The publication history of Dickinson’s poems is also a story of possession, which the scholar Marta Werner recounts in Writing in Time: Emily Dickinson’s Master Hours, a meticulous edition of the so-called Master letters, those three unsent letters Dickinson addressed to an unknown person or persons in language that is startling, passionate, playful, and erotic:

and you have felt the Horizon—/hav’nt you—and did the/sea—never come so close as/to make you dance?/I dont know what you can/do for it—thank you—Master—/but if I had the Beard on/my cheek—like you—and you—had Daisy’s/petals—and you cared so for/me—what would become of you?/Could you forget me in fight,/or flight—or the foreign land?

Committed to a pristine duplication (rather than interpretation) of the physical letters, Werner has produced a beautiful eleven-by-eleven-inch square book that decidedly conveys the deep pleasure she takes in the contemplation and handling of primary documents.

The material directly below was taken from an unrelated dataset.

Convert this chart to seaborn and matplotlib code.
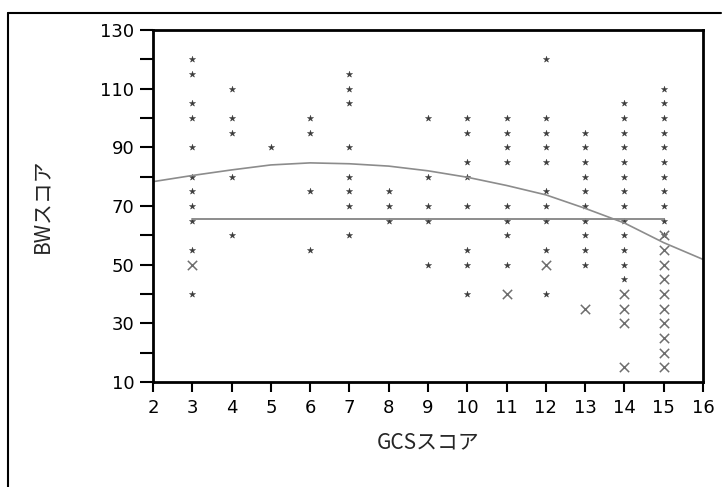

As she acknowledges, she “reconceives the editorial enterprise as a critical meditation and devotional exercise.” There’s no doubting that. But for some reason she does not place the facsimiles of the three letters up front—to my mind a mistake, since we need to see them before we can care about their impact or the vexed way they have come to accrue meaning since they were first published sixty-five years ago.

Preceding the facsimiles, then, Werner offers historical and textual introductions that “seek to track and explore the evolution of the documents’ material, ramifying characteristics and connections as they follow no single trajectory and run towards no certain end.” In other words, because Dickinson chose not to publish the almost two thousand poems she wrote, their publication history affects the way we read them and her correspondence. When she died in 1886 at age fifty-five, her younger sister, Lavinia, discovered a huge cache of poems, some stitched together into booklets and fastened with thread, some simply fragments of verse. Determined to see the work in print, Lavinia went for help to her sister-in-law Susan Dickinson. Emily had sent Susan more than 250 poems over the years. “With the exception of Shakespeare,” Emily once wrote her, “you have told me of more knowledge than any one living.”

But Susan dawdled, so the impatient Lavinia contacted Emily’s friend Thomas Wentworth Higginson, the author and former abolitionist. Busy and a bit nonplussed, he said he couldn’t undertake the huge task by himself, so Lavinia then turned to Mabel Loomis Todd, the wife of an astronomer at Amherst College, to transcribe the poems. Todd also happened to be the longtime mistress of Austin Dickinson, Lavinia and Emily’s brother and Susan’s husband. A family storm was brewing.